--- START PROVIDED RECORDS ---
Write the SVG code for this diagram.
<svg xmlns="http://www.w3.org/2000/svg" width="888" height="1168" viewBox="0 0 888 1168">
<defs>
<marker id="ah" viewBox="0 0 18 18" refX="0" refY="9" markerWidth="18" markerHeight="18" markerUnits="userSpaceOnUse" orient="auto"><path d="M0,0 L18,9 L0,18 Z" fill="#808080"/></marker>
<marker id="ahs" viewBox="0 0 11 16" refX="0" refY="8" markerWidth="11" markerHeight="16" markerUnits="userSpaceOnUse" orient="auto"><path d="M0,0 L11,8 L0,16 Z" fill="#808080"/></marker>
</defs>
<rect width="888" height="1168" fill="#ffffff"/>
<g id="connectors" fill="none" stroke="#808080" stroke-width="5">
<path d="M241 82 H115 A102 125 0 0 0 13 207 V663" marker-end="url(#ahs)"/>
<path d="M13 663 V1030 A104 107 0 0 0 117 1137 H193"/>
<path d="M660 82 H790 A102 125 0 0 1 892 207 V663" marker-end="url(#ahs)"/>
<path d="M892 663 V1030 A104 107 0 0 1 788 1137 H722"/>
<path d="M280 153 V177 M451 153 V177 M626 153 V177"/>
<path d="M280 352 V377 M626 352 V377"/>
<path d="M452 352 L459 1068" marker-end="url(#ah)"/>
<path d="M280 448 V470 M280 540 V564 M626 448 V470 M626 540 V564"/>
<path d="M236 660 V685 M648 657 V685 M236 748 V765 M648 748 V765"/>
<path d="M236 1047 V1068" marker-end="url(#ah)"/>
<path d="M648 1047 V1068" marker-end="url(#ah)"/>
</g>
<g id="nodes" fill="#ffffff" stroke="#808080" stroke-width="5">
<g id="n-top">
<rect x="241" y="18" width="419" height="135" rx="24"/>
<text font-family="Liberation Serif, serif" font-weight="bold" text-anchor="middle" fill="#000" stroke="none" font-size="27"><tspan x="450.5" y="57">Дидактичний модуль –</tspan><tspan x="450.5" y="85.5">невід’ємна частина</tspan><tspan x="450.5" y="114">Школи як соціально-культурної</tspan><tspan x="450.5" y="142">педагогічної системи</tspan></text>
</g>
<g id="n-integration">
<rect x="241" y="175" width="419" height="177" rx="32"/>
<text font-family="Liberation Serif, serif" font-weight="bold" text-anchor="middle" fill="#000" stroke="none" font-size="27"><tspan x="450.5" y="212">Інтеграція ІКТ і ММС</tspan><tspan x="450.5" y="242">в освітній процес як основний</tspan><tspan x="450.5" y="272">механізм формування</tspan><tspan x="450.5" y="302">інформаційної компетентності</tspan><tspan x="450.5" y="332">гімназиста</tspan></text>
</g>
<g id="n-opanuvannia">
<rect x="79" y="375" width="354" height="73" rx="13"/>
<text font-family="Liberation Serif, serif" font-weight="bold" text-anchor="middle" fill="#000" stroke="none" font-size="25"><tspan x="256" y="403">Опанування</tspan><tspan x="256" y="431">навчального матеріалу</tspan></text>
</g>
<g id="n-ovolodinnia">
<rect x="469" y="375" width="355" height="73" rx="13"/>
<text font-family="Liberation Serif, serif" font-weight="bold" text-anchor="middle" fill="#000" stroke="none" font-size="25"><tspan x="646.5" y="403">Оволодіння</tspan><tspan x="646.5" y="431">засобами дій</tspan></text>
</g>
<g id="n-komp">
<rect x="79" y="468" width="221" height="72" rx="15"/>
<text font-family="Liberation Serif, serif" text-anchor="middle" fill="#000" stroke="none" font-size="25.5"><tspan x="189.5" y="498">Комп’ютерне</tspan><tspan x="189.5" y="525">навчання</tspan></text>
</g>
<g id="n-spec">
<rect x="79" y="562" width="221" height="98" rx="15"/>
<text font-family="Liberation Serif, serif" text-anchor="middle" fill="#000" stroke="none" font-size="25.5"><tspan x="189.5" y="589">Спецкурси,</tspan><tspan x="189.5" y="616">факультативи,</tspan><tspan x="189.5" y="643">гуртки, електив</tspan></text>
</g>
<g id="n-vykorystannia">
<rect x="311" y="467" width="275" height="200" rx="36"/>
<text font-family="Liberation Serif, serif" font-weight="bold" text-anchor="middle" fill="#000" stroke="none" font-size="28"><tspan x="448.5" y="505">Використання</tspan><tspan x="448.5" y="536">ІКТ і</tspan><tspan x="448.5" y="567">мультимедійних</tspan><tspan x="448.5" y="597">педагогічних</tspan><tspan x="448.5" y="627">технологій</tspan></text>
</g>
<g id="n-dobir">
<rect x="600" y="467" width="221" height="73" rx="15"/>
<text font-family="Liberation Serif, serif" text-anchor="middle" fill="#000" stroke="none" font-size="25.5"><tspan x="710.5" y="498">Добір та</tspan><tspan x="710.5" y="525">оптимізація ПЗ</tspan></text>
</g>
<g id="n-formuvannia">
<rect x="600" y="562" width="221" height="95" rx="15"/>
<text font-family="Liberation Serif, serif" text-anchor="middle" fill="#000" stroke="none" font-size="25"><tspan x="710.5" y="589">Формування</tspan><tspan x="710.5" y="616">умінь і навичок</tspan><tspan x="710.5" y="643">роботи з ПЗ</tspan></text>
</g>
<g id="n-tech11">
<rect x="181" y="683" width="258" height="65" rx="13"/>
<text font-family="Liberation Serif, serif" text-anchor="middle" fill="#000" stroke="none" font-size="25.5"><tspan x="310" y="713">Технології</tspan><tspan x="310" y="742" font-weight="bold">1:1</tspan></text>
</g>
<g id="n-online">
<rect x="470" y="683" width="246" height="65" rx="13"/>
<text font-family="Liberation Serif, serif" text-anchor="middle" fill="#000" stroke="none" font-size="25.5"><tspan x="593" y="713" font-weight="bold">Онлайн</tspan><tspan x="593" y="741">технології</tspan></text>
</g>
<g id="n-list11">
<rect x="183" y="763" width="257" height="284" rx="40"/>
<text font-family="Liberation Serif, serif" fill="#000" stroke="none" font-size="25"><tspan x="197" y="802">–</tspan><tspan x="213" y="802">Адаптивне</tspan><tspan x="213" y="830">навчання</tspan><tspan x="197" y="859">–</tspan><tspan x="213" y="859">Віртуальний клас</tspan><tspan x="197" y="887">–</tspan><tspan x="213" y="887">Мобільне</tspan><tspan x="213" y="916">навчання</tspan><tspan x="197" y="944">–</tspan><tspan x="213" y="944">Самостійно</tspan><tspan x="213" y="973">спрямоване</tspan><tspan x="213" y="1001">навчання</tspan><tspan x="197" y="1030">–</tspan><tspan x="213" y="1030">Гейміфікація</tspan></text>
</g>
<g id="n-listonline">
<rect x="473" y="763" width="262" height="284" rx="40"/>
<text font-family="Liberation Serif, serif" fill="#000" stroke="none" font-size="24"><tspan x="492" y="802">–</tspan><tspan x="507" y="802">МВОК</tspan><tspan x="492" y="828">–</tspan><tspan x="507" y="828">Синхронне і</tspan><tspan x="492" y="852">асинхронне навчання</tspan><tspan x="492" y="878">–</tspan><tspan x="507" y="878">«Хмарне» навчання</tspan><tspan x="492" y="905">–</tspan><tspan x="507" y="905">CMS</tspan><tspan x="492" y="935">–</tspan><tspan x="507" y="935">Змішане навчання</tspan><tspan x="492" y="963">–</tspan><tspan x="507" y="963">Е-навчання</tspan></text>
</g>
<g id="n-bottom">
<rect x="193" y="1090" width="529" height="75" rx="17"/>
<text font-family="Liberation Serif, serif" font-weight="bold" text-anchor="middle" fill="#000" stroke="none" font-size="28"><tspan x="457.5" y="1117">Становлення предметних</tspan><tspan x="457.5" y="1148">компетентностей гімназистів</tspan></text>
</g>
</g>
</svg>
--- END PROVIDED RECORDS ---
--- START PROVIDED RECORDS ---
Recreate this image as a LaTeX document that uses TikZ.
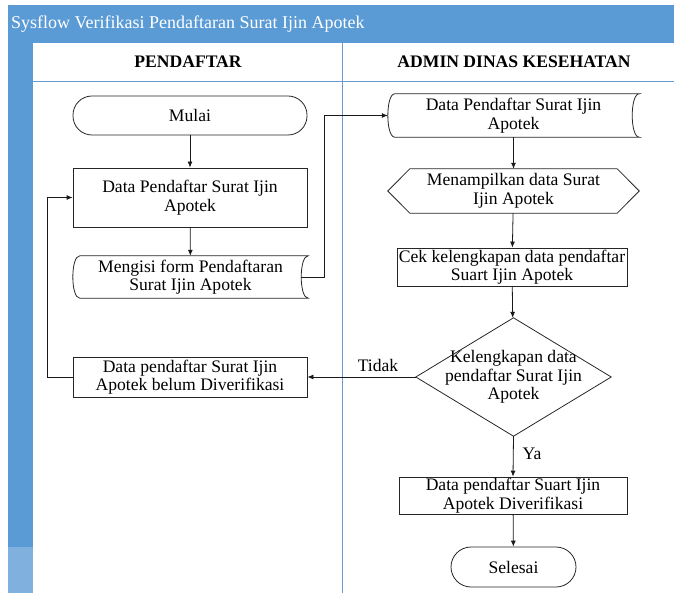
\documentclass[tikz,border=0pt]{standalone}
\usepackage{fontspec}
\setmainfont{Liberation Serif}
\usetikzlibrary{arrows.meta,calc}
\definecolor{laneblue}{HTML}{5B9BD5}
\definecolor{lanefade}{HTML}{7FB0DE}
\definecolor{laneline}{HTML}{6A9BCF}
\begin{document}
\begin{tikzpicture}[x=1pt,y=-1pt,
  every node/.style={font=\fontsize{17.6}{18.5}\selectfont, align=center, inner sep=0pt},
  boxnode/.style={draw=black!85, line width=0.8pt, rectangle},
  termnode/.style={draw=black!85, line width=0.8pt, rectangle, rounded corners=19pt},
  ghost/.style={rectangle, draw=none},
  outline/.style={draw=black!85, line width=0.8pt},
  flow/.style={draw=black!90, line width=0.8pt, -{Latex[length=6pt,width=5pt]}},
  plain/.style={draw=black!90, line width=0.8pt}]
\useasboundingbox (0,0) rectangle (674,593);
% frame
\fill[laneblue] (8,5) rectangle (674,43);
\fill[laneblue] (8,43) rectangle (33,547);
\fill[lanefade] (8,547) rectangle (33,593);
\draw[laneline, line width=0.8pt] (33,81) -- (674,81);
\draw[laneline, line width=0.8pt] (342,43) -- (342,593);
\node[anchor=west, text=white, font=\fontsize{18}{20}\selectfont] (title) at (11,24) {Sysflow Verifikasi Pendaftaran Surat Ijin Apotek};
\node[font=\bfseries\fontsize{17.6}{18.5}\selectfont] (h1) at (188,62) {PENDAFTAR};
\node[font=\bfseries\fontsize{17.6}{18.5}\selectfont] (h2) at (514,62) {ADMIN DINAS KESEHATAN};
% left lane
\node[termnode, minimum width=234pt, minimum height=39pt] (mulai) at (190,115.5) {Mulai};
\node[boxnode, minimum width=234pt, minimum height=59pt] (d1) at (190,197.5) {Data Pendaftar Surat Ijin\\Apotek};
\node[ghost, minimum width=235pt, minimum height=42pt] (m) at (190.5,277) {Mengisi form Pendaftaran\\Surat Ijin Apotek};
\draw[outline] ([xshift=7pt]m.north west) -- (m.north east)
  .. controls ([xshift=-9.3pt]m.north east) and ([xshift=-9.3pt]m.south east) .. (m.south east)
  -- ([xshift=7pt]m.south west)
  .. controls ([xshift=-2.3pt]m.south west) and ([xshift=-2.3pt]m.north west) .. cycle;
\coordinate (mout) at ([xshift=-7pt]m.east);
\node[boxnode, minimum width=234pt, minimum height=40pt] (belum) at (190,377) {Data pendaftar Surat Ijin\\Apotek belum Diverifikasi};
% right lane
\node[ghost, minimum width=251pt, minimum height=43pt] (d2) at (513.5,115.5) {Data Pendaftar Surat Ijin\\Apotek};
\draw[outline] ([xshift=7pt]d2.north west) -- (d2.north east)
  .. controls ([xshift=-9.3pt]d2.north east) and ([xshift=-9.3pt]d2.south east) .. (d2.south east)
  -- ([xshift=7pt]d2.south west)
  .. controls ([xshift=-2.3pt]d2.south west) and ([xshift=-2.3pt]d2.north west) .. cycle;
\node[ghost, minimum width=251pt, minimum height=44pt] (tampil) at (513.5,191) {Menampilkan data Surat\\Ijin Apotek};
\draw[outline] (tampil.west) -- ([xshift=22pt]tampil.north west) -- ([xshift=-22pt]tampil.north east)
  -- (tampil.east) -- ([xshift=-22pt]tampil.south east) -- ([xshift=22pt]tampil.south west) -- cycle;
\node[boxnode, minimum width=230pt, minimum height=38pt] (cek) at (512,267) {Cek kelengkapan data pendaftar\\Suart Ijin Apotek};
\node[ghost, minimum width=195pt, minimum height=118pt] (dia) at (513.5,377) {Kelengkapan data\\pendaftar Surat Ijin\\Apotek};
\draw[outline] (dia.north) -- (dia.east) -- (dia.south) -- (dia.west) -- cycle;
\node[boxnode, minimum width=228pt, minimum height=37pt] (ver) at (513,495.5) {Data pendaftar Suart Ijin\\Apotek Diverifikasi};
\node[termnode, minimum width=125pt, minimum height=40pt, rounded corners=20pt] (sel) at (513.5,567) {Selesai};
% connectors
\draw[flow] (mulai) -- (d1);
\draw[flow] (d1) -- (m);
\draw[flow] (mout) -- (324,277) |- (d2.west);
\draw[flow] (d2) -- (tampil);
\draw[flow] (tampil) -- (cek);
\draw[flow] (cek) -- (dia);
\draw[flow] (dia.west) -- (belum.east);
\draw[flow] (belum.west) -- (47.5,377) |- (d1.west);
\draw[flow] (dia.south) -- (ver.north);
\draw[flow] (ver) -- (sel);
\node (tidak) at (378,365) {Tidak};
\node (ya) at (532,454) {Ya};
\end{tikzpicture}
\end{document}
--- END PROVIDED RECORDS ---
--- START PROVIDED RECORDS ---
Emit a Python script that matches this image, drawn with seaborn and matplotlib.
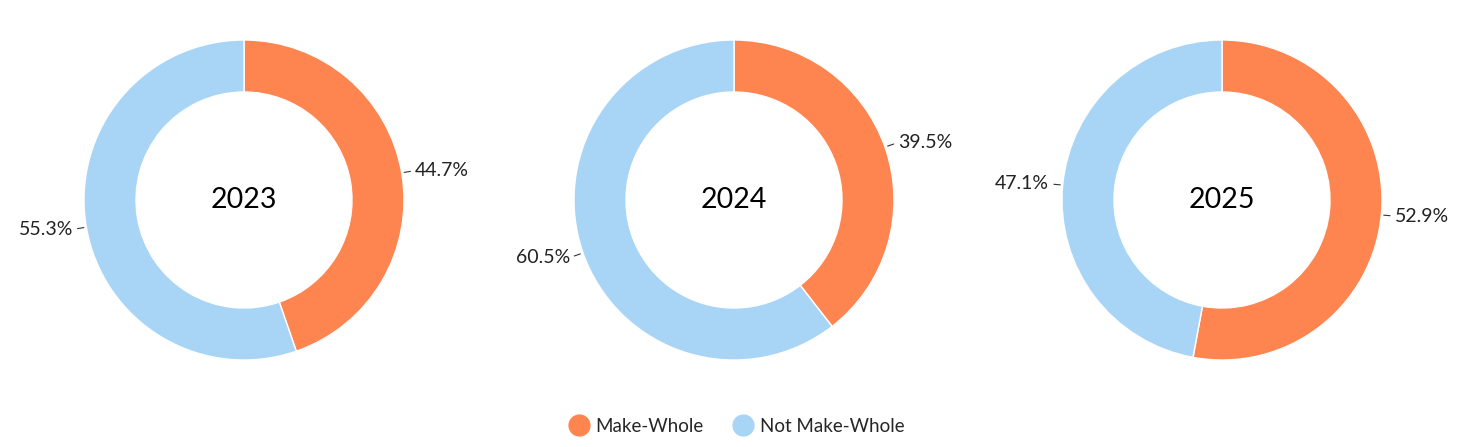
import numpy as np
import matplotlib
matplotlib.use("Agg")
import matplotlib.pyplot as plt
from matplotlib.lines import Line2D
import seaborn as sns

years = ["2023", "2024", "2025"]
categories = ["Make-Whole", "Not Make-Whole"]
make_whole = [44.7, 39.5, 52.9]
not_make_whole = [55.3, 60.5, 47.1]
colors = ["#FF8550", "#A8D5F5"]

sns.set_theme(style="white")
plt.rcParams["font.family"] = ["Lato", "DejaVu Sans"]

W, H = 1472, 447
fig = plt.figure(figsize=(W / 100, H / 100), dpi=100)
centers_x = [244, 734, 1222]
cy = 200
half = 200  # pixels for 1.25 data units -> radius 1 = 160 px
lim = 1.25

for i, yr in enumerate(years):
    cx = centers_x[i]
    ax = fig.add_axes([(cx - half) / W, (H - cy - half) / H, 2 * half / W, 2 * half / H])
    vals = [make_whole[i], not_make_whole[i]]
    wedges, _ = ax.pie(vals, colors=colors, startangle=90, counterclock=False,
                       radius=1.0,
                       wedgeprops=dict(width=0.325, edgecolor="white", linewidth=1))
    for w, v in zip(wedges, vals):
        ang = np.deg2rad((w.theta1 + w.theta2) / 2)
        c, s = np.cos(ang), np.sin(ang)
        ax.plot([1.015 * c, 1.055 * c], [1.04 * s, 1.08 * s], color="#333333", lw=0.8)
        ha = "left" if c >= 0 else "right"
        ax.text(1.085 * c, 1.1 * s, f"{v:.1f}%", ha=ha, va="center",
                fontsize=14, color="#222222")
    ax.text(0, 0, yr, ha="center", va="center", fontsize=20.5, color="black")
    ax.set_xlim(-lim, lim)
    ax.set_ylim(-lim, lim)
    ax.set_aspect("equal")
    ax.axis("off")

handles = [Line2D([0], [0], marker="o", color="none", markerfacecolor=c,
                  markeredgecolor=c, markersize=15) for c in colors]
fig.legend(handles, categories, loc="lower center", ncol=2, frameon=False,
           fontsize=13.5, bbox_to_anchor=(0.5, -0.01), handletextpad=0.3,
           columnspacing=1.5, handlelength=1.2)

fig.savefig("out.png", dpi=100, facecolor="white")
--- END PROVIDED RECORDS ---
» EXERCISE PROMPT
Copy the listing above exactly, but only from the line with "Emit a Python" through the line with "import seaborn as sns", including those two lines and excluding any picture.

» ANSWER BELOW
Emit a Python script that matches this image, drawn with seaborn and matplotlib.
import numpy as np
import matplotlib
matplotlib.use("Agg")
import matplotlib.pyplot as plt
from matplotlib.lines import Line2D
import seaborn as sns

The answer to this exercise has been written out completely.